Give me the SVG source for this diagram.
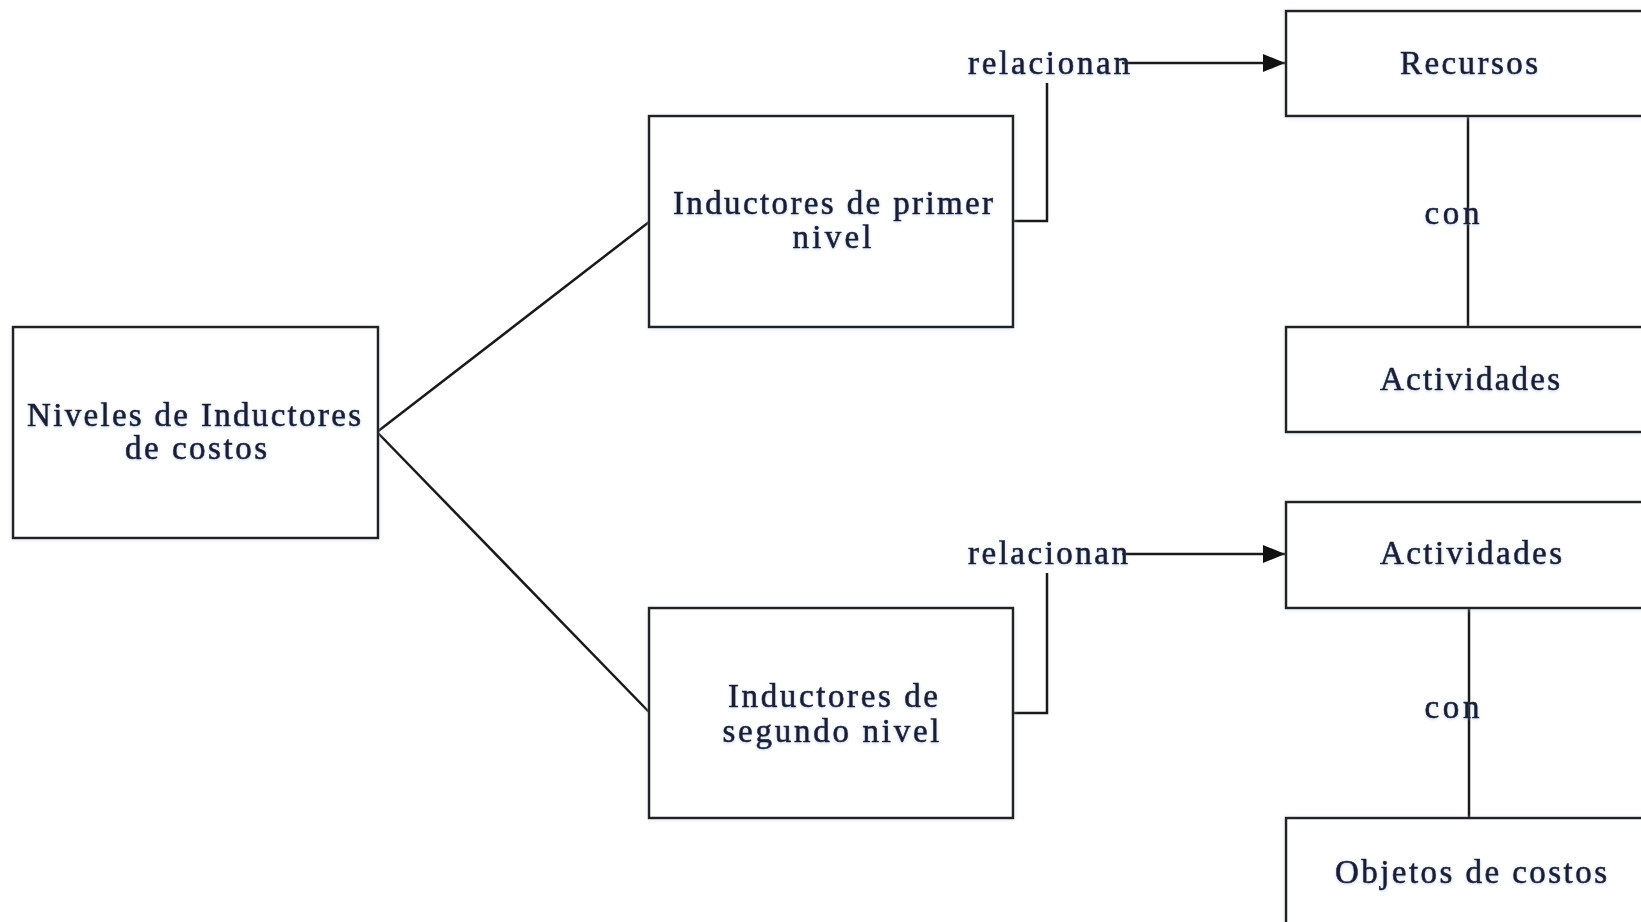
<svg xmlns="http://www.w3.org/2000/svg" width="1641" height="922" viewBox="0 0 1641 922">
  <defs>
    <filter id="soft" x="-5%" y="-5%" width="110%" height="110%">
      <feDropShadow dx="0" dy="1" stdDeviation="2" flood-color="#b9cdea" flood-opacity="0.45"/>
    </filter>
    <filter id="halo" x="-5%" y="-20%" width="110%" height="140%">
      <feDropShadow dx="0" dy="1" stdDeviation="1.5" flood-color="#7fa6d8" flood-opacity="0.45"/>
    </filter>
    <marker id="arrow" markerUnits="userSpaceOnUse" markerWidth="22" markerHeight="18" refX="22" refY="9" orient="auto">
      <path d="M0,0 L22,9 L0,18 Z" fill="#111"/>
    </marker>
    <style>
      .box { fill: #ffffff; stroke: #222; stroke-width: 2.5; filter: url(#soft); }
      .lbl { font-family: "Liberation Serif", "Times New Roman", serif; font-size: 33px; fill: #1b1b30; stroke: #1b1b30; stroke-width: 0.6; text-anchor: middle; filter: url(#halo); }
      .wire { fill: none; stroke: #1a1a1a; stroke-width: 2.5; }
    </style>
  </defs>
  <rect width="1641" height="922" fill="#ffffff"/>

  <!-- connectors -->
  <g id="connectors">
    <path class="wire" d="M377,432 L649,222"/>
    <path class="wire" d="M377,432 L649,712"/>
    <path class="wire" d="M1013,221 H1047 V83"/>
    <path class="wire" d="M1122,63 H1285" marker-end="url(#arrow)"/>
    <path class="wire" d="M1013,713 H1047 V573"/>
    <path class="wire" d="M1122,554 H1285" marker-end="url(#arrow)"/>
    <path class="wire" d="M1468,116 V327"/>
    <path class="wire" d="M1469,608 V818"/>
    <text class="lbl" x="1049" y="74" textLength="162" lengthAdjust="spacing">relacionan</text>
    <text class="lbl" x="1048" y="564" textLength="160" lengthAdjust="spacing">relacionan</text>
    <text class="lbl" x="1452" y="224" textLength="55" lengthAdjust="spacing">con</text>
    <text class="lbl" x="1452" y="718" textLength="55" lengthAdjust="spacing">con</text>
  </g>

  <g id="niveles">
    <rect class="box" x="13" y="327" width="365" height="211"/>
    <text class="lbl" x="194" y="426" textLength="334" lengthAdjust="spacing">Niveles de Inductores</text>
    <text class="lbl" x="196" y="459" textLength="142" lengthAdjust="spacing">de costos</text>
  </g>

  <g id="primer-nivel">
    <rect class="box" x="649" y="116" width="364" height="211"/>
    <text class="lbl" x="833" y="214" textLength="320" lengthAdjust="spacing">Inductores de primer</text>
    <text class="lbl" x="832" y="248" textLength="79" lengthAdjust="spacing">nivel</text>
  </g>

  <g id="segundo-nivel">
    <rect class="box" x="649" y="608" width="364" height="210"/>
    <text class="lbl" x="833" y="707" textLength="210" lengthAdjust="spacing">Inductores de</text>
    <text class="lbl" x="831" y="742" textLength="217" lengthAdjust="spacing">segundo nivel</text>
  </g>

  <g id="recursos">
    <rect class="box" x="1286" y="11" width="380" height="105"/>
    <text class="lbl" x="1469" y="74" textLength="138" lengthAdjust="spacing">Recursos</text>
  </g>

  <g id="actividades-1">
    <rect class="box" x="1286" y="327" width="380" height="105"/>
    <text class="lbl" x="1470" y="390" textLength="180" lengthAdjust="spacing">Actividades</text>
  </g>

  <g id="actividades-2">
    <rect class="box" x="1286" y="502" width="380" height="106"/>
    <text class="lbl" x="1471" y="564" textLength="182" lengthAdjust="spacing">Actividades</text>
  </g>

  <g id="objetos">
    <rect class="box" x="1286" y="818" width="380" height="130"/>
    <text class="lbl" x="1471" y="883" textLength="272" lengthAdjust="spacing">Objetos de costos</text>
  </g>
</svg>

= = = = =

TASK DESCRIPTION>
From start to finish, output the listing exactly, but omit its pictures.

SOLUTION TO THIS PROBLEM>
Give me the SVG source for this diagram.
<svg xmlns="http://www.w3.org/2000/svg" width="1641" height="922" viewBox="0 0 1641 922">
  <defs>
    <filter id="soft" x="-5%" y="-5%" width="110%" height="110%">
      <feDropShadow dx="0" dy="1" stdDeviation="2" flood-color="#b9cdea" flood-opacity="0.45"/>
    </filter>
    <filter id="halo" x="-5%" y="-20%" width="110%" height="140%">
      <feDropShadow dx="0" dy="1" stdDeviation="1.5" flood-color="#7fa6d8" flood-opacity="0.45"/>
    </filter>
    <marker id="arrow" markerUnits="userSpaceOnUse" markerWidth="22" markerHeight="18" refX="22" refY="9" orient="auto">
      <path d="M0,0 L22,9 L0,18 Z" fill="#111"/>
    </marker>
    <style>
      .box { fill: #ffffff; stroke: #222; stroke-width: 2.5; filter: url(#soft); }
      .lbl { font-family: "Liberation Serif", "Times New Roman", serif; font-size: 33px; fill: #1b1b30; stroke: #1b1b30; stroke-width: 0.6; text-anchor: middle; filter: url(#halo); }
      .wire { fill: none; stroke: #1a1a1a; stroke-width: 2.5; }
    </style>
  </defs>
  <rect width="1641" height="922" fill="#ffffff"/>

  <!-- connectors -->
  <g id="connectors">
    <path class="wire" d="M377,432 L649,222"/>
    <path class="wire" d="M377,432 L649,712"/>
    <path class="wire" d="M1013,221 H1047 V83"/>
    <path class="wire" d="M1122,63 H1285" marker-end="url(#arrow)"/>
    <path class="wire" d="M1013,713 H1047 V573"/>
    <path class="wire" d="M1122,554 H1285" marker-end="url(#arrow)"/>
    <path class="wire" d="M1468,116 V327"/>
    <path class="wire" d="M1469,608 V818"/>
    <text class="lbl" x="1049" y="74" textLength="162" lengthAdjust="spacing">relacionan</text>
    <text class="lbl" x="1048" y="564" textLength="160" lengthAdjust="spacing">relacionan</text>
    <text class="lbl" x="1452" y="224" textLength="55" lengthAdjust="spacing">con</text>
    <text class="lbl" x="1452" y="718" textLength="55" lengthAdjust="spacing">con</text>
  </g>

  <g id="niveles">
    <rect class="box" x="13" y="327" width="365" height="211"/>
    <text class="lbl" x="194" y="426" textLength="334" lengthAdjust="spacing">Niveles de Inductores</text>
    <text class="lbl" x="196" y="459" textLength="142" lengthAdjust="spacing">de costos</text>
  </g>

  <g id="primer-nivel">
    <rect class="box" x="649" y="116" width="364" height="211"/>
    <text class="lbl" x="833" y="214" textLength="320" lengthAdjust="spacing">Inductores de primer</text>
    <text class="lbl" x="832" y="248" textLength="79" lengthAdjust="spacing">nivel</text>
  </g>

  <g id="segundo-nivel">
    <rect class="box" x="649" y="608" width="364" height="210"/>
    <text class="lbl" x="833" y="707" textLength="210" lengthAdjust="spacing">Inductores de</text>
    <text class="lbl" x="831" y="742" textLength="217" lengthAdjust="spacing">segundo nivel</text>
  </g>

  <g id="recursos">
    <rect class="box" x="1286" y="11" width="380" height="105"/>
    <text class="lbl" x="1469" y="74" textLength="138" lengthAdjust="spacing">Recursos</text>
  </g>

  <g id="actividades-1">
    <rect class="box" x="1286" y="327" width="380" height="105"/>
    <text class="lbl" x="1470" y="390" textLength="180" lengthAdjust="spacing">Actividades</text>
  </g>

  <g id="actividades-2">
    <rect class="box" x="1286" y="502" width="380" height="106"/>
    <text class="lbl" x="1471" y="564" textLength="182" lengthAdjust="spacing">Actividades</text>
  </g>

  <g id="objetos">
    <rect class="box" x="1286" y="818" width="380" height="130"/>
    <text class="lbl" x="1471" y="883" textLength="272" lengthAdjust="spacing">Objetos de costos</text>
  </g>
</svg>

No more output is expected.